#### WHAT IS EXPECTED
Write every line out verbatim and omit the pictures.

Begin DATASET SECTION

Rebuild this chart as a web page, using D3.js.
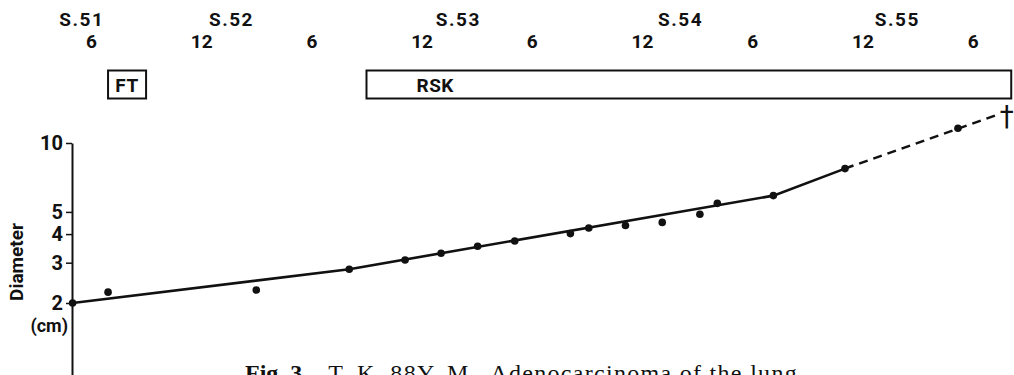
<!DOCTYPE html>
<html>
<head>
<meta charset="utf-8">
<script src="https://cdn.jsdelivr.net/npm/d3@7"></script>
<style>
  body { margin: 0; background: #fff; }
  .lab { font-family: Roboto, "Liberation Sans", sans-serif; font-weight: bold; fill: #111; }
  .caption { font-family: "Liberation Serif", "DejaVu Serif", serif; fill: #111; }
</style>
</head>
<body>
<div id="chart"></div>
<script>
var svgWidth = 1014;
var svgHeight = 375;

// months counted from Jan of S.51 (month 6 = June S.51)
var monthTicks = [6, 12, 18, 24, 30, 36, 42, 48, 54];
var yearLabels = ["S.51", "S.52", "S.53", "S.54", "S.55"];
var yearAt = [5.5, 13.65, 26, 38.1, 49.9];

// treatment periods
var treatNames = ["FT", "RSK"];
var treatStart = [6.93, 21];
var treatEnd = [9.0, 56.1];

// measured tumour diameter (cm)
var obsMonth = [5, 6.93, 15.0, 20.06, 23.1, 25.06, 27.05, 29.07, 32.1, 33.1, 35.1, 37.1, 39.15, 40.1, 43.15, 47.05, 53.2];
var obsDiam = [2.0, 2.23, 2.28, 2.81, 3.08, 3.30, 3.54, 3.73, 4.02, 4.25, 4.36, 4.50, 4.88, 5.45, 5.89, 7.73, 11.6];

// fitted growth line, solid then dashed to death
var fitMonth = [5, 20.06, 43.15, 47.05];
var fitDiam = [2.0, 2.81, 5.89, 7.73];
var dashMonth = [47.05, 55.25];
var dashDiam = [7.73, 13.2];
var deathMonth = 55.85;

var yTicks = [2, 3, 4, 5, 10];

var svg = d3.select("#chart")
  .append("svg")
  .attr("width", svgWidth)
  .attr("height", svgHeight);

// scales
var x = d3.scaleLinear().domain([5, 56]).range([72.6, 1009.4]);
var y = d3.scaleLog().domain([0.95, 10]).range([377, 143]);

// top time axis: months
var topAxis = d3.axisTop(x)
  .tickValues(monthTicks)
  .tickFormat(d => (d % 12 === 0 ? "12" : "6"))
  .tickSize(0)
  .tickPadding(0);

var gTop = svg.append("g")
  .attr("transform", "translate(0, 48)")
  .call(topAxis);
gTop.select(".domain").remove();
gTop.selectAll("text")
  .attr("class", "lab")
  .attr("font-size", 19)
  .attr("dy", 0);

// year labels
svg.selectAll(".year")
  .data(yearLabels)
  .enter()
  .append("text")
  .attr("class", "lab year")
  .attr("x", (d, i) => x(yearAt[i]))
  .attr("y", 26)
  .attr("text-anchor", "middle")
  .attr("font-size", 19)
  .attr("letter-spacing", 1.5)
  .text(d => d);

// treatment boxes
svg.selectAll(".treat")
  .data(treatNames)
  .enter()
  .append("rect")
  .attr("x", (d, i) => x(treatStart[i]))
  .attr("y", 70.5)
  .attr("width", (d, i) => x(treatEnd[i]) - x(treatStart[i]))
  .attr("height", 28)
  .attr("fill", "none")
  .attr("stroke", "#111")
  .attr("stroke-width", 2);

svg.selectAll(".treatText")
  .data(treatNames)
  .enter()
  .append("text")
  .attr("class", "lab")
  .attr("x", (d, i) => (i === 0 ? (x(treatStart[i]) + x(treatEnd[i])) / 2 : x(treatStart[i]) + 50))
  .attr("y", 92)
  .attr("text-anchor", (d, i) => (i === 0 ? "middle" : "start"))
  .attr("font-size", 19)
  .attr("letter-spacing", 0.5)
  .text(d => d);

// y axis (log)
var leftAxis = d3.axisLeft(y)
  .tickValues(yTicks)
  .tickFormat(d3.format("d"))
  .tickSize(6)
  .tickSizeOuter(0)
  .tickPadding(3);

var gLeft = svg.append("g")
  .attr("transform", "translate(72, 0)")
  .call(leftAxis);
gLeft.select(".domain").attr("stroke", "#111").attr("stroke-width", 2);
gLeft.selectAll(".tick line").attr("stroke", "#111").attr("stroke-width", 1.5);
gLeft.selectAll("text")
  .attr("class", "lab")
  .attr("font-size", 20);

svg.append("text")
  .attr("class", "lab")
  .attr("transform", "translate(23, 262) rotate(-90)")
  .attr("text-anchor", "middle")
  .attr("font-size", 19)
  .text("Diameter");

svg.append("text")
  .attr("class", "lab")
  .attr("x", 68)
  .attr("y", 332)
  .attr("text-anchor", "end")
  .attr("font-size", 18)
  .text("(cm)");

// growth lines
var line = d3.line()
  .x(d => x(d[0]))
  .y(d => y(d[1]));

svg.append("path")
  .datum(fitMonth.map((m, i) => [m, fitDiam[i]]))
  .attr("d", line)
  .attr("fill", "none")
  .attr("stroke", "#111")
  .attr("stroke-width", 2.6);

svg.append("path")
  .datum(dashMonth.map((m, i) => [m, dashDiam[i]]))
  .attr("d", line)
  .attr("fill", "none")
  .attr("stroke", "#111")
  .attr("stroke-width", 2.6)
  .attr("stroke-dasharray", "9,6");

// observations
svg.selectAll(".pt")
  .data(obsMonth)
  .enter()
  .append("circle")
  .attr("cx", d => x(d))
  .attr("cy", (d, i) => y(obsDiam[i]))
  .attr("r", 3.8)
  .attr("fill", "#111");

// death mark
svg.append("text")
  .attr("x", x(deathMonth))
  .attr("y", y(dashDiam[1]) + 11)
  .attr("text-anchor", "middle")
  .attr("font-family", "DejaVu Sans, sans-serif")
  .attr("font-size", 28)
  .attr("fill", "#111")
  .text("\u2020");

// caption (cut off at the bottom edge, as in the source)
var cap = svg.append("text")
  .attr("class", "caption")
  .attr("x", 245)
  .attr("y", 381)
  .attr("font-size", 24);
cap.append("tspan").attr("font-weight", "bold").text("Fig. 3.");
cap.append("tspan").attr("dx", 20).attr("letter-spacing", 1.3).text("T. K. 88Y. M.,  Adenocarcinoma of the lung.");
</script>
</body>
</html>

End DATASET SECTION

#### WRITTEN RESPONSE
Rebuild this chart as a web page, using D3.js.
<!DOCTYPE html>
<html>
<head>
<meta charset="utf-8">
<script src="https://cdn.jsdelivr.net/npm/d3@7"></script>
<style>
  body { margin: 0; background: #fff; }
  .lab { font-family: Roboto, "Liberation Sans", sans-serif; font-weight: bold; fill: #111; }
  .caption { font-family: "Liberation Serif", "DejaVu Serif", serif; fill: #111; }
</style>
</head>
<body>
<div id="chart"></div>
<script>
var svgWidth = 1014;
var svgHeight = 375;

// months counted from Jan of S.51 (month 6 = June S.51)
var monthTicks = [6, 12, 18, 24, 30, 36, 42, 48, 54];
var yearLabels = ["S.51", "S.52", "S.53", "S.54", "S.55"];
var yearAt = [5.5, 13.65, 26, 38.1, 49.9];

// treatment periods
var treatNames = ["FT", "RSK"];
var treatStart = [6.93, 21];
var treatEnd = [9.0, 56.1];

// measured tumour diameter (cm)
var obsMonth = [5, 6.93, 15.0, 20.06, 23.1, 25.06, 27.05, 29.07, 32.1, 33.1, 35.1, 37.1, 39.15, 40.1, 43.15, 47.05, 53.2];
var obsDiam = [2.0, 2.23, 2.28, 2.81, 3.08, 3.30, 3.54, 3.73, 4.02, 4.25, 4.36, 4.50, 4.88, 5.45, 5.89, 7.73, 11.6];

// fitted growth line, solid then dashed to death
var fitMonth = [5, 20.06, 43.15, 47.05];
var fitDiam = [2.0, 2.81, 5.89, 7.73];
var dashMonth = [47.05, 55.25];
var dashDiam = [7.73, 13.2];
var deathMonth = 55.85;

var yTicks = [2, 3, 4, 5, 10];

var svg = d3.select("#chart")
  .append("svg")
  .attr("width", svgWidth)
  .attr("height", svgHeight);

// scales
var x = d3.scaleLinear().domain([5, 56]).range([72.6, 1009.4]);
var y = d3.scaleLog().domain([0.95, 10]).range([377, 143]);

// top time axis: months
var topAxis = d3.axisTop(x)
  .tickValues(monthTicks)
  .tickFormat(d => (d % 12 === 0 ? "12" : "6"))
  .tickSize(0)
  .tickPadding(0);

var gTop = svg.append("g")
  .attr("transform", "translate(0, 48)")
  .call(topAxis);
gTop.select(".domain").remove();
gTop.selectAll("text")
  .attr("class", "lab")
  .attr("font-size", 19)
  .attr("dy", 0);

// year labels
svg.selectAll(".year")
  .data(yearLabels)
  .enter()
  .append("text")
  .attr("class", "lab year")
  .attr("x", (d, i) => x(yearAt[i]))
  .attr("y", 26)
  .attr("text-anchor", "middle")
  .attr("font-size", 19)
  .attr("letter-spacing", 1.5)
  .text(d => d);

// treatment boxes
svg.selectAll(".treat")
  .data(treatNames)
  .enter()
  .append("rect")
  .attr("x", (d, i) => x(treatStart[i]))
  .attr("y", 70.5)
  .attr("width", (d, i) => x(treatEnd[i]) - x(treatStart[i]))
  .attr("height", 28)
  .attr("fill", "none")
  .attr("stroke", "#111")
  .attr("stroke-width", 2);

svg.selectAll(".treatText")
  .data(treatNames)
  .enter()
  .append("text")
  .attr("class", "lab")
  .attr("x", (d, i) => (i === 0 ? (x(treatStart[i]) + x(treatEnd[i])) / 2 : x(treatStart[i]) + 50))
  .attr("y", 92)
  .attr("text-anchor", (d, i) => (i === 0 ? "middle" : "start"))
  .attr("font-size", 19)
  .attr("letter-spacing", 0.5)
  .text(d => d);

// y axis (log)
var leftAxis = d3.axisLeft(y)
  .tickValues(yTicks)
  .tickFormat(d3.format("d"))
  .tickSize(6)
  .tickSizeOuter(0)
  .tickPadding(3);

var gLeft = svg.append("g")
  .attr("transform", "translate(72, 0)")
  .call(leftAxis);
gLeft.select(".domain").attr("stroke", "#111").attr("stroke-width", 2);
gLeft.selectAll(".tick line").attr("stroke", "#111").attr("stroke-width", 1.5);
gLeft.selectAll("text")
  .attr("class", "lab")
  .attr("font-size", 20);

svg.append("text")
  .attr("class", "lab")
  .attr("transform", "translate(23, 262) rotate(-90)")
  .attr("text-anchor", "middle")
  .attr("font-size", 19)
  .text("Diameter");

svg.append("text")
  .attr("class", "lab")
  .attr("x", 68)
  .attr("y", 332)
  .attr("text-anchor", "end")
  .attr("font-size", 18)
  .text("(cm)");

// growth lines
var line = d3.line()
  .x(d => x(d[0]))
  .y(d => y(d[1]));

svg.append("path")
  .datum(fitMonth.map((m, i) => [m, fitDiam[i]]))
  .attr("d", line)
  .attr("fill", "none")
  .attr("stroke", "#111")
  .attr("stroke-width", 2.6);

svg.append("path")
  .datum(dashMonth.map((m, i) => [m, dashDiam[i]]))
  .attr("d", line)
  .attr("fill", "none")
  .attr("stroke", "#111")
  .attr("stroke-width", 2.6)
  .attr("stroke-dasharray", "9,6");

// observations
svg.selectAll(".pt")
  .data(obsMonth)
  .enter()
  .append("circle")
  .attr("cx", d => x(d))
  .attr("cy", (d, i) => y(obsDiam[i]))
  .attr("r", 3.8)
  .attr("fill", "#111");

// death mark
svg.append("text")
  .attr("x", x(deathMonth))
  .attr("y", y(dashDiam[1]) + 11)
  .attr("text-anchor", "middle")
  .attr("font-family", "DejaVu Sans, sans-serif")
  .attr("font-size", 28)
  .attr("fill", "#111")
  .text("\u2020");

// caption (cut off at the bottom edge, as in the source)
var cap = svg.append("text")
  .attr("class", "caption")
  .attr("x", 245)
  .attr("y", 381)
  .attr("font-size", 24);
cap.append("tspan").attr("font-weight", "bold").text("Fig. 3.");
cap.append("tspan").attr("dx", 20).attr("letter-spacing", 1.3).text("T. K. 88Y. M.,  Adenocarcinoma of the lung.");
</script>
</body>
</html>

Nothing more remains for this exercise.